- [TASK INSTRUCTIONS] Lines that hold the word "React" should be located and copied.

- [DATA]
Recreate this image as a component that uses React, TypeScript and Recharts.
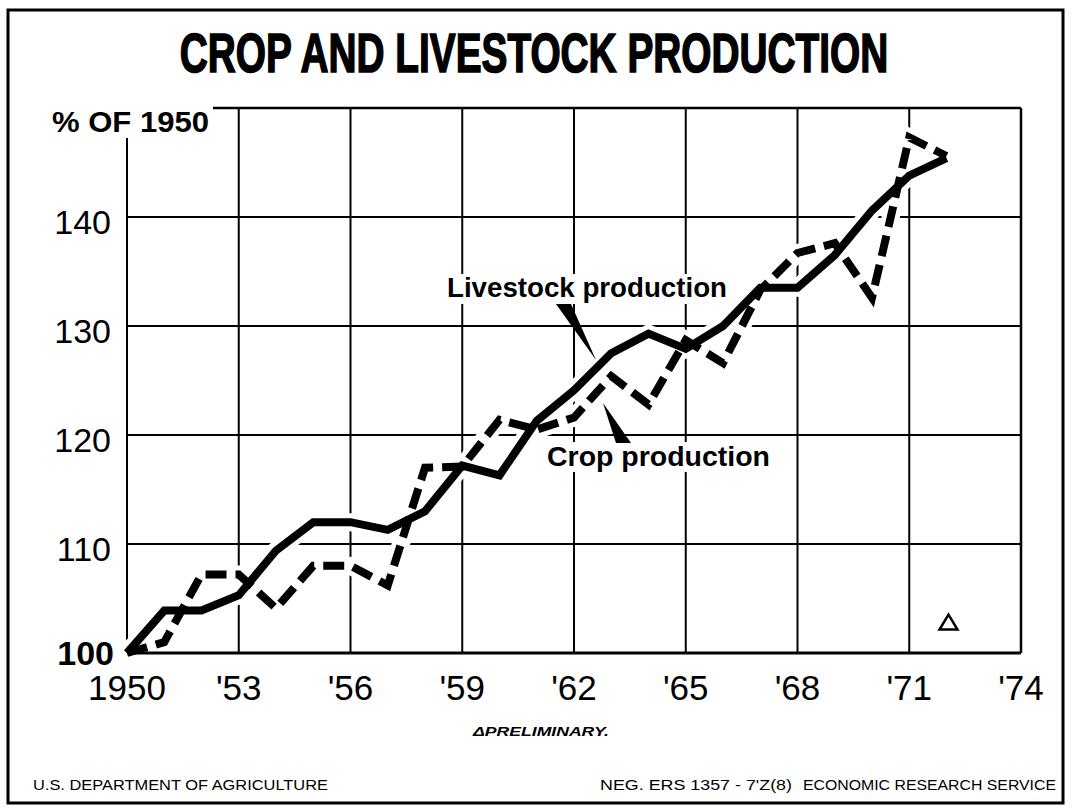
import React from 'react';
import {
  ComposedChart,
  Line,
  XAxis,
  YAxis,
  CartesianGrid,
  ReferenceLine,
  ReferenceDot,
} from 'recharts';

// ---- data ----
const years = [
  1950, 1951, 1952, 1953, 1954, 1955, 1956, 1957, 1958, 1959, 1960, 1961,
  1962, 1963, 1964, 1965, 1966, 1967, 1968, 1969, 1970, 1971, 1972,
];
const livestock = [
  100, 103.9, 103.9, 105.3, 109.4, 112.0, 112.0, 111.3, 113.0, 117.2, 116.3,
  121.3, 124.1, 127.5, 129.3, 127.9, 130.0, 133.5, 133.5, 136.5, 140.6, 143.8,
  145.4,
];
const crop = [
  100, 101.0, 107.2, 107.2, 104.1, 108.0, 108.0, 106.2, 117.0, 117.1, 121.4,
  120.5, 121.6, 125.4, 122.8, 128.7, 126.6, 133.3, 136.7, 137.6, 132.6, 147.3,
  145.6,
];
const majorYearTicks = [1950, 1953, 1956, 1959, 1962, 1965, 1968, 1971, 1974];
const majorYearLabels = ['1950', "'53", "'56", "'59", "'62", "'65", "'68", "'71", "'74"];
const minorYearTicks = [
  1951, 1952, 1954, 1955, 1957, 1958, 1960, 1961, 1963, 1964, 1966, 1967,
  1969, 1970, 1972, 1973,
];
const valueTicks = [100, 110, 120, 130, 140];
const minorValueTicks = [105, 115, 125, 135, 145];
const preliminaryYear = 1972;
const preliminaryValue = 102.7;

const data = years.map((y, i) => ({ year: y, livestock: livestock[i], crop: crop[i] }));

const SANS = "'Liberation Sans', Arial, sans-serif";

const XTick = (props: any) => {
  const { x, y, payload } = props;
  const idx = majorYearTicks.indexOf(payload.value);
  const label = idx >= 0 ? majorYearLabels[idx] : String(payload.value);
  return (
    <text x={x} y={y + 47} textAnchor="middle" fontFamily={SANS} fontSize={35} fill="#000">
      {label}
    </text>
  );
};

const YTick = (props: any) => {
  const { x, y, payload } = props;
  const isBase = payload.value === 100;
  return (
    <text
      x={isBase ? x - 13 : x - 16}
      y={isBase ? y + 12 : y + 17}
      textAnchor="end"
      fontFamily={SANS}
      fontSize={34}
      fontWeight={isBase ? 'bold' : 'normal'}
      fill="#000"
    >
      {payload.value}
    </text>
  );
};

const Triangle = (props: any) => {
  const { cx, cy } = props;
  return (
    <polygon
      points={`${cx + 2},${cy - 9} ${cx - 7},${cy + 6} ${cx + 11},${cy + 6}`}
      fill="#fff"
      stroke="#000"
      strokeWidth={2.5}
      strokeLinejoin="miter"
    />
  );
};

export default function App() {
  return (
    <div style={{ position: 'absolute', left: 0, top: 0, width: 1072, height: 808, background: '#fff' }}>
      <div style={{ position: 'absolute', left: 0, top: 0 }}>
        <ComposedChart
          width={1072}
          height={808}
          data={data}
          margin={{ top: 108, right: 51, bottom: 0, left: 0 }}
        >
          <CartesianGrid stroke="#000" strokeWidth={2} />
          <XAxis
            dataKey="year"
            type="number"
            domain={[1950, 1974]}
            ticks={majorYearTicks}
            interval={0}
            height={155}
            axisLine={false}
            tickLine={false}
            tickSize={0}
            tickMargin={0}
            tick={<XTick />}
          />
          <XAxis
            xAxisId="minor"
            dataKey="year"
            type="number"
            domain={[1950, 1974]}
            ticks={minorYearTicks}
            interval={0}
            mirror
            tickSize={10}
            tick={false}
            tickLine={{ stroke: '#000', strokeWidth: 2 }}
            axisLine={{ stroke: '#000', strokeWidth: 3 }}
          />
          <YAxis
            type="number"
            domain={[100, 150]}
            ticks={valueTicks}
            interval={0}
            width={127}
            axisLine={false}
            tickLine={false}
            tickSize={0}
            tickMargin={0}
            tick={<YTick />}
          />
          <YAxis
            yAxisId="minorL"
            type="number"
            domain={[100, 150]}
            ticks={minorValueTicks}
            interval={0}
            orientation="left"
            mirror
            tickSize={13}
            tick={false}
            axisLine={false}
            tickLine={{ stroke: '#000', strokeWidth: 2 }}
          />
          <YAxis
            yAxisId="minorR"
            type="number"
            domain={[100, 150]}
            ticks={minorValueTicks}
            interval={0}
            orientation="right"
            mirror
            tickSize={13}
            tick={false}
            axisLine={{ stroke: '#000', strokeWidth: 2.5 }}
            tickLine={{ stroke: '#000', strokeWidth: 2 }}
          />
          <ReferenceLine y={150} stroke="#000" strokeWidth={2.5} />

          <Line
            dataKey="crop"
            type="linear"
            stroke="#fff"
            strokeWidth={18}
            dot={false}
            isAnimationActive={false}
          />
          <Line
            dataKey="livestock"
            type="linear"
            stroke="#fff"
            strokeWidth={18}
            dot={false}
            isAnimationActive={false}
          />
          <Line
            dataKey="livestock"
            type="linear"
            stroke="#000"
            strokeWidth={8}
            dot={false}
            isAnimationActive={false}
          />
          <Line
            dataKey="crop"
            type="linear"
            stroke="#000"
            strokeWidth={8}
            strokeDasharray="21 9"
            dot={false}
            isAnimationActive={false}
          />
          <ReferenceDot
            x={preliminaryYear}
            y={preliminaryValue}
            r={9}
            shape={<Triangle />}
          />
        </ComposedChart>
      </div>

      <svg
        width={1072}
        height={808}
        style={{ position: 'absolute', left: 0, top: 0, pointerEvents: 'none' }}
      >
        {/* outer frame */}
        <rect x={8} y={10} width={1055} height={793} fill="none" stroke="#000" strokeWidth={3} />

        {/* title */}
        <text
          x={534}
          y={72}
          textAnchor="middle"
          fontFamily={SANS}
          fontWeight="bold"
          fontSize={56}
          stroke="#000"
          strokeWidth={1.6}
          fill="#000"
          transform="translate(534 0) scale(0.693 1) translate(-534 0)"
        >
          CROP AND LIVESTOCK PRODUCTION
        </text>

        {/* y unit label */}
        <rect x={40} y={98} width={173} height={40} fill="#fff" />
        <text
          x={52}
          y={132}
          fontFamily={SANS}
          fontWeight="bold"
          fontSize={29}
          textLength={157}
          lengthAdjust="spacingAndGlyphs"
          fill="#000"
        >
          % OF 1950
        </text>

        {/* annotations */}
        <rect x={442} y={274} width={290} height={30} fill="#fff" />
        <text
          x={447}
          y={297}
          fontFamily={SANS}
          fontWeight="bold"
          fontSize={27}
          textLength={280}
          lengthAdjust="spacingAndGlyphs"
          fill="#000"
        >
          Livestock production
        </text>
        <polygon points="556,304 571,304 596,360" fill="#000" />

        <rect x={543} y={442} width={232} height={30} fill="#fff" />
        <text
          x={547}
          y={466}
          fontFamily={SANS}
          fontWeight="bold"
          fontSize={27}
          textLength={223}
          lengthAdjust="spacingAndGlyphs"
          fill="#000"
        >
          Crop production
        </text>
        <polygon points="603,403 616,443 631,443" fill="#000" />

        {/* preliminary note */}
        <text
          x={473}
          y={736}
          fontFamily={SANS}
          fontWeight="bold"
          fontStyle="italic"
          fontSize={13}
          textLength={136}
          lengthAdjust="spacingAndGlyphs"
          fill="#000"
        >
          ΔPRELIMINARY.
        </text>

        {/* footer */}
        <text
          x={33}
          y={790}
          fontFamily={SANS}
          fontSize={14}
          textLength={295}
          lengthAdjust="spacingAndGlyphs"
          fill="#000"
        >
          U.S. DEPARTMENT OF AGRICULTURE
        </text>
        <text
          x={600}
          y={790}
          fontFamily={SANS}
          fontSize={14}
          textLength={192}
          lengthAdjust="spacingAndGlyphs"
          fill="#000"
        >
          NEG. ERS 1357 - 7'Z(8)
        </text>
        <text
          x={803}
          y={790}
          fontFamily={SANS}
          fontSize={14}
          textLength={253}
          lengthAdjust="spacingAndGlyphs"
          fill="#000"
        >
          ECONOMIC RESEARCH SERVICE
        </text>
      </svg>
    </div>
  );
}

- [PROBLEM SOLUTION]
Recreate this image as a component that uses React, TypeScript and Recharts.
import React from 'react';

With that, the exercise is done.